Given information:
------------------------------------

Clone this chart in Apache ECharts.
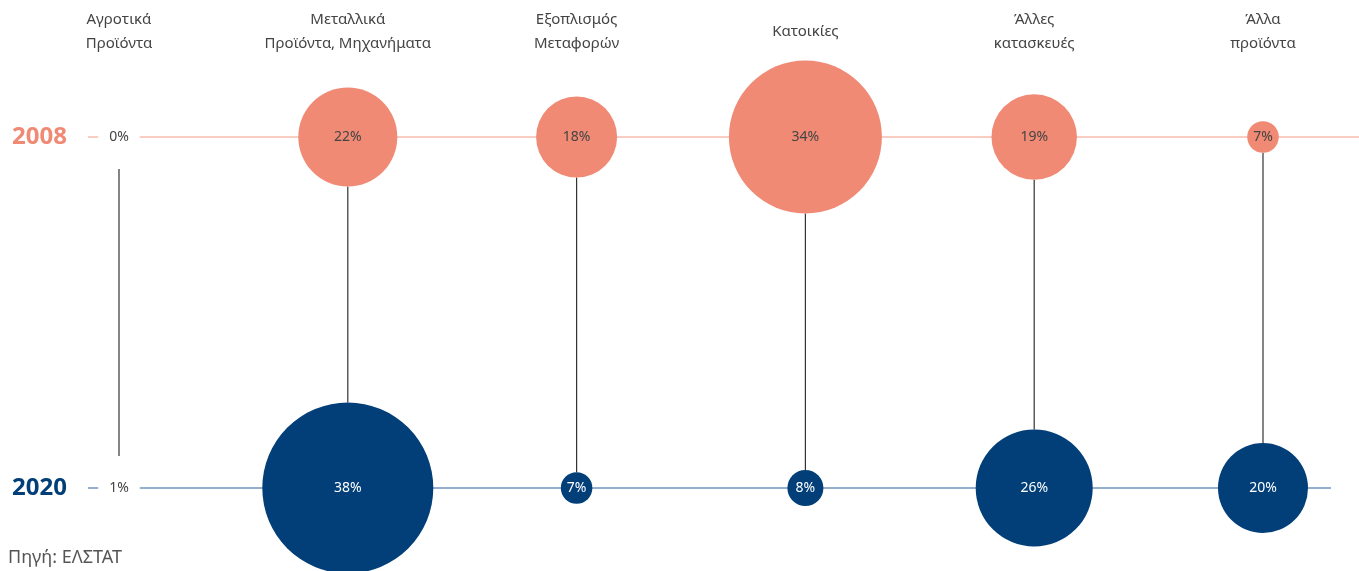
<!DOCTYPE html>
<html>
<head>
<meta charset="utf-8">
<script src="https://cdn.jsdelivr.net/npm/echarts@6/dist/echarts.min.js"></script>
<style>
  html, body { margin: 0; padding: 0; background: #fff; }
  #chart { width: 1359px; height: 571px; }
</style>
</head>
<body>
<div id="chart"></div>
<script>
  // data
  const categories = ['Αγροτικά\nΠροϊόντα', 'Μεταλλικά\nΠροϊόντα, Μηχανήματα', 'Εξοπλισμός\nΜεταφορών', 'Κατοικίες', 'Άλλες\nκατασκευές', 'Άλλα\nπροϊόντα']
  const years = ['2020', '2008']
  const share2008 = [0, 22, 18, 34, 19, 7]
  const share2020 = [1, 38, 7, 8, 26, 20]

  const SCALE = 4.5
  const FONT = 'Noto Sans'
  const colors = { '2008': '#f08a75', '2020': '#023f78' }
  const lineColors = { '2008': '#f7bcae', '2020': '#7093bd' }

  const myChart = echarts.init(document.getElementById('chart'))

  // radius of a bubble, or room for the boxed label when the bubble is too small to see
  function gap (v) {
    const r = v * SCALE / 2
    return r < 5 ? 32 : r
  }

  function bubbleSeries (year, values, labelColor, lineEnd) {
    return {
      name: year,
      type: 'scatter',
      z: 3,
      data: values.map((v, i) => [i, year, v]),
      symbolSize: function (val) { return val[2] * SCALE },
      itemStyle: { color: colors[year], opacity: 1 },
      label: {
        show: true,
        position: 'inside',
        fontFamily: FONT,
        fontSize: 14,
        color: labelColor,
        formatter: function (p) {
          return p.value[2] + '%'
        }
      },
      emphasis: { disabled: true },
      markLine: {
        silent: true,
        z: 1,
        symbol: ['none', 'none'],
        label: { show: false },
        lineStyle: { color: lineColors[year], width: 1.5, type: 'solid' },
        data: [[{ x: 88, yAxis: year }, { x: lineEnd, yAxis: year }]]
      }
    }
  }

  const s2008 = bubbleSeries('2008', share2008, '#444', 1359)
  const s2020 = bubbleSeries('2020', share2020, '#fff', 1331)
  // first category has no visible bubble: label sits on a white box
  s2008.data[0] = { value: [0, '2008', share2008[0]], label: { color: '#444', backgroundColor: '#fff', padding: [3, 11] } }
  s2020.data[0] = { value: [0, '2020', share2020[0]], label: { color: '#444', backgroundColor: '#fff', padding: [3, 11] } }

  const option = {
    animation: false,
    title: {
      text: 'Πηγή: ΕΛΣΤΑΤ',
      left: 3,
      bottom: -1,
      textStyle: { fontFamily: FONT, fontSize: 18, fontWeight: 'normal', color: '#555' }
    },
    grid: {
      left: 119,
      right: 96,
      top: 137,
      bottom: 83,
      containLabel: false,
      outerBoundsMode: 'none'
    },
    xAxis: {
      type: 'category',
      position: 'top',
      boundaryGap: false,
      data: categories,
      axisLine: { show: false },
      axisTick: { show: false },
      splitLine: { show: false },
      axisLabel: {
        interval: 0,
        margin: 105,
        verticalAlign: 'middle',
        fontFamily: FONT,
        fontSize: 15,
        lineHeight: 24,
        color: '#444'
      }
    },
    yAxis: {
      type: 'category',
      boundaryGap: false,
      data: years,
      axisLine: { show: false },
      axisTick: { show: false },
      splitLine: { show: false },
      axisLabel: {
        margin: 52,
        fontFamily: FONT,
        fontSize: 24,
        fontWeight: 'bold',
        color: function (value) { return colors[value] }
      }
    },
    series: [
      {
        type: 'custom',
        z: 1,
        silent: true,
        data: categories.map((c, i) => [i, 1, share2008[i], share2020[i]]),
        encode: { x: 0, y: 1 },
        renderItem: function (params, api) {
          const i = api.value(0)
          const top = api.coord([i, 1])
          const bottom = api.coord([i, 0])
          return {
            type: 'line',
            shape: { x1: top[0], y1: top[1] + gap(api.value(2)), x2: bottom[0], y2: bottom[1] - gap(api.value(3)) },
            style: { stroke: '#333', lineWidth: 1.2 }
          }
        }
      },
      s2008,
      s2020
    ]
  }
  myChart.setOption(option)
</script>
</body>
</html>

------------------------------------

What you need to do: Reproduce each line exactly as it appears, omitting the pictures.

Result for this exercise:
Clone this chart in Apache ECharts.
<!DOCTYPE html>
<html>
<head>
<meta charset="utf-8">
<script src="https://cdn.jsdelivr.net/npm/echarts@6/dist/echarts.min.js"></script>
<style>
  html, body { margin: 0; padding: 0; background: #fff; }
  #chart { width: 1359px; height: 571px; }
</style>
</head>
<body>
<div id="chart"></div>
<script>
  // data
  const categories = ['Αγροτικά\nΠροϊόντα', 'Μεταλλικά\nΠροϊόντα, Μηχανήματα', 'Εξοπλισμός\nΜεταφορών', 'Κατοικίες', 'Άλλες\nκατασκευές', 'Άλλα\nπροϊόντα']
  const years = ['2020', '2008']
  const share2008 = [0, 22, 18, 34, 19, 7]
  const share2020 = [1, 38, 7, 8, 26, 20]

  const SCALE = 4.5
  const FONT = 'Noto Sans'
  const colors = { '2008': '#f08a75', '2020': '#023f78' }
  const lineColors = { '2008': '#f7bcae', '2020': '#7093bd' }

  const myChart = echarts.init(document.getElementById('chart'))

  // radius of a bubble, or room for the boxed label when the bubble is too small to see
  function gap (v) {
    const r = v * SCALE / 2
    return r < 5 ? 32 : r
  }

  function bubbleSeries (year, values, labelColor, lineEnd) {
    return {
      name: year,
      type: 'scatter',
      z: 3,
      data: values.map((v, i) => [i, year, v]),
      symbolSize: function (val) { return val[2] * SCALE },
      itemStyle: { color: colors[year], opacity: 1 },
      label: {
        show: true,
        position: 'inside',
        fontFamily: FONT,
        fontSize: 14,
        color: labelColor,
        formatter: function (p) {
          return p.value[2] + '%'
        }
      },
      emphasis: { disabled: true },
      markLine: {
        silent: true,
        z: 1,
        symbol: ['none', 'none'],
        label: { show: false },
        lineStyle: { color: lineColors[year], width: 1.5, type: 'solid' },
        data: [[{ x: 88, yAxis: year }, { x: lineEnd, yAxis: year }]]
      }
    }
  }

  const s2008 = bubbleSeries('2008', share2008, '#444', 1359)
  const s2020 = bubbleSeries('2020', share2020, '#fff', 1331)
  // first category has no visible bubble: label sits on a white box
  s2008.data[0] = { value: [0, '2008', share2008[0]], label: { color: '#444', backgroundColor: '#fff', padding: [3, 11] } }
  s2020.data[0] = { value: [0, '2020', share2020[0]], label: { color: '#444', backgroundColor: '#fff', padding: [3, 11] } }

  const option = {
    animation: false,
    title: {
      text: 'Πηγή: ΕΛΣΤΑΤ',
      left: 3,
      bottom: -1,
      textStyle: { fontFamily: FONT, fontSize: 18, fontWeight: 'normal', color: '#555' }
    },
    grid: {
      left: 119,
      right: 96,
      top: 137,
      bottom: 83,
      containLabel: false,
      outerBoundsMode: 'none'
    },
    xAxis: {
      type: 'category',
      position: 'top',
      boundaryGap: false,
      data: categories,
      axisLine: { show: false },
      axisTick: { show: false },
      splitLine: { show: false },
      axisLabel: {
        interval: 0,
        margin: 105,
        verticalAlign: 'middle',
        fontFamily: FONT,
        fontSize: 15,
        lineHeight: 24,
        color: '#444'
      }
    },
    yAxis: {
      type: 'category',
      boundaryGap: false,
      data: years,
      axisLine: { show: false },
      axisTick: { show: false },
      splitLine: { show: false },
      axisLabel: {
        margin: 52,
        fontFamily: FONT,
        fontSize: 24,
        fontWeight: 'bold',
        color: function (value) { return colors[value] }
      }
    },
    series: [
      {
        type: 'custom',
        z: 1,
        silent: true,
        data: categories.map((c, i) => [i, 1, share2008[i], share2020[i]]),
        encode: { x: 0, y: 1 },
        renderItem: function (params, api) {
          const i = api.value(0)
          const top = api.coord([i, 1])
          const bottom = api.coord([i, 0])
          return {
            type: 'line',
            shape: { x1: top[0], y1: top[1] + gap(api.value(2)), x2: bottom[0], y2: bottom[1] - gap(api.value(3)) },
            style: { stroke: '#333', lineWidth: 1.2 }
          }
        }
      },
      s2008,
      s2020
    ]
  }
  myChart.setOption(option)
</script>
</body>
</html>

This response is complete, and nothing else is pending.